Extraits de produits naturels et fabriqués par des micro-organismes tels les bactéries et les champignons, les antibiotiques, ayant eu jadis pour fonction de détruire ou de bloquer la croissance des bactéries, baissent aujourd’hui les bras. Au tour des bactéries de prendre leur revanche. Le Dr Jacques Mokhbat, infectiologue, nous renseigne au sujet du phénomène de la résistance aux bactéries.
Et si une épidémie d’un nouveau genre faisait son apparition aujourd’hui?

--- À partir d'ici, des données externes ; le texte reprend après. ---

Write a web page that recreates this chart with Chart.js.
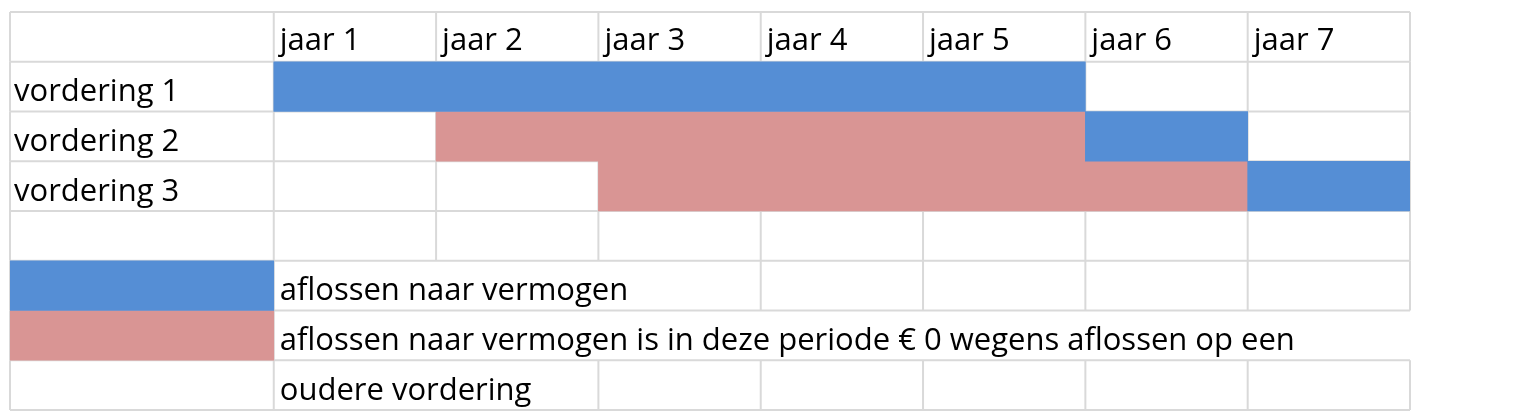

Le phénomène de la résistance aux antibiotiques ou l’«épidémie de la résistance», tel que le qualifie le Dr Jacques Mokhbat, constitue actuellement l’un des problèmes majeurs du point de vue de la prise en charge des maladies infectieuses.
La genèse du phénomène
La résistance aux antibiotiques n’est pas récente. Elle a pris place avec l’introduction des antibiotiques. Le système de résistance existe en effet naturellement. «Ce n’est que lorsque l’homme a commencé à exercer une pression sélective dans l’utilisation des antibiotiques pour lutter contre les microbes, que ces derniers n’ont pas tardé à sélectionner les germes de plus en plus résistants et à développer des mutations ou des acquisitions de gènes de résistance qui devenaient de plus en plus prépondérants», explique le Dr Mokhbat.
En d’autres termes, chaque fois qu’on développe des antibiotiques de plus en plus sophistiqués contre les phénomènes de résistance préexistants, les bactéries parviennent à se dégager et à produire également de nouveaux mécanismes de résistance contre les nouveaux antibiotiques.

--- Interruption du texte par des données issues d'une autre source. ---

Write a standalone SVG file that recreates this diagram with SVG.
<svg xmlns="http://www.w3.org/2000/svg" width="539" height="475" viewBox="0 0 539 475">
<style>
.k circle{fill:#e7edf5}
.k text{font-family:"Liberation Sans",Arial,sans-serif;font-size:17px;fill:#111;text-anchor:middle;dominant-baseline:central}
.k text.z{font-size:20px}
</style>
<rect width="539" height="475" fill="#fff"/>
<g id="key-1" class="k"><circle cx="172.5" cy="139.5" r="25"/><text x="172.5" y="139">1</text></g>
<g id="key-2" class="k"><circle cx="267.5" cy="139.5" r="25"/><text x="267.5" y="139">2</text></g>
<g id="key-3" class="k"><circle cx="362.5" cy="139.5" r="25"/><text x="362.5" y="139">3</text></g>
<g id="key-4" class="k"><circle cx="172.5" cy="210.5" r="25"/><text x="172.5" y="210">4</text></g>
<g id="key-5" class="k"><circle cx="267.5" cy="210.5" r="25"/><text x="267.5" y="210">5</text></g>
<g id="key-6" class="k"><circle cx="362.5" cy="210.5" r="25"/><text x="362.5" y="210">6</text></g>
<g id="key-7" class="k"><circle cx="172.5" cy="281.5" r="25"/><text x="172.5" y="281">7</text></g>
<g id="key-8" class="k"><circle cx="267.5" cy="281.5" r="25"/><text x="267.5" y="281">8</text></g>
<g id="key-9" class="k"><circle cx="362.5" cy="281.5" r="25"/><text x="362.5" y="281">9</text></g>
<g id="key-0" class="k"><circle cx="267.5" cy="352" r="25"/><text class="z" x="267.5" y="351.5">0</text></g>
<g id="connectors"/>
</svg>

Un problème qui s’amplifie
L’utilisation des antibiotiques a, certes, permis une évolution spectaculaire de la médecine et de la chirurgie. Aujourd’hui, nous sommes arrivés à un stade où toutes ces techniques de traitement médical permettant de maintenir des personnes excessivement fragiles en bonne santé ont désormais provoqué l’apparition de germes de plus en plus résistants. «Nous avons malheureusement créé dans le milieu hospitalier une population de malades très, voire trop fragiles. Cette circulation importante de microbes très résistants dans les enceintes des hôpitaux surtout est indubitablement due à l’utilisation excessive d’antibiotiques», se désole l’infectiologue.
Mobiliser la société et les responsables
En dehors du milieu hospitalier, la sur-utilisation des antibiotiques a également favorisé un extraordinaire développement de germes résistants», ajoute l’infectiologue.
Espérant que la situation prenne un autre tournant, allant vers une modification dans la production et dans la prescription des antibiotiques, le Dr Mokhbat avoue penser «que la bataille est déjà perdue». «Une fois que vous avez des bactéries résistantes, vous ne pouvez plus les éliminer. Il s’agit d’une acquisition irréversible». «Les mécanismes de résistance sont transportés sur le même segment génétique et ces segments génétiques sont transportés de bactérie en bactérie et de famille bactérienne en famille bactérienne, ce qui devient de plus en plus épidémique», affirme-t-il.
Ainsi, pour limiter les dégâts, le Dr Jacques Mokhbat conseille d’utiliser les antibiotiques à bon escient.
Lutter contre la résistance
L’OMS (Organisation mondiale de la santé) considère que «chacun peut contribuer à lutter contre la résistance en:
♦ Utilisant les antibiotiques uniquement lorsqu’ils sont prescrits par un médecin.
♦ Terminant le traitement conformément à l’ordonnance, même si l’on se sent mieux.
♦ Ne partageant jamais des antibiotiques avec d’autres personnes et en n’utilisant jamais les médicaments restants d’une ordonnance précédente.
Seuls les médecins peuvent:
♦ Améliorer la prévention des infections et la lutte contre celles-ci.
♦ Ne prescrire et ne délivrer des antibiotiques que lorsqu’ils sont réellement nécessaires.
♦ Prescrire et délivrer le médicament antibiotique adapté à la maladie.
Les responsables politiques peuvent:
♦ Renforcer le suivi de la résistance et les capacités des laboratoires.
♦ Réglementer l’utilisation des médicaments et promouvant leur usage approprié.
Des équipes tentent de développer des thérapies «antivirulence». L’objectif n’est plus de tuer la bactérie responsable de l’infection, mais de bloquer les systèmes qui la rendent pathogène pour l’homme. Des antitoxines dirigées contre certaines toxines bactériennes sont à l’étude, ainsi qu’une molécule permettant de bloquer la cible du mécanisme de virulence du méningocoque.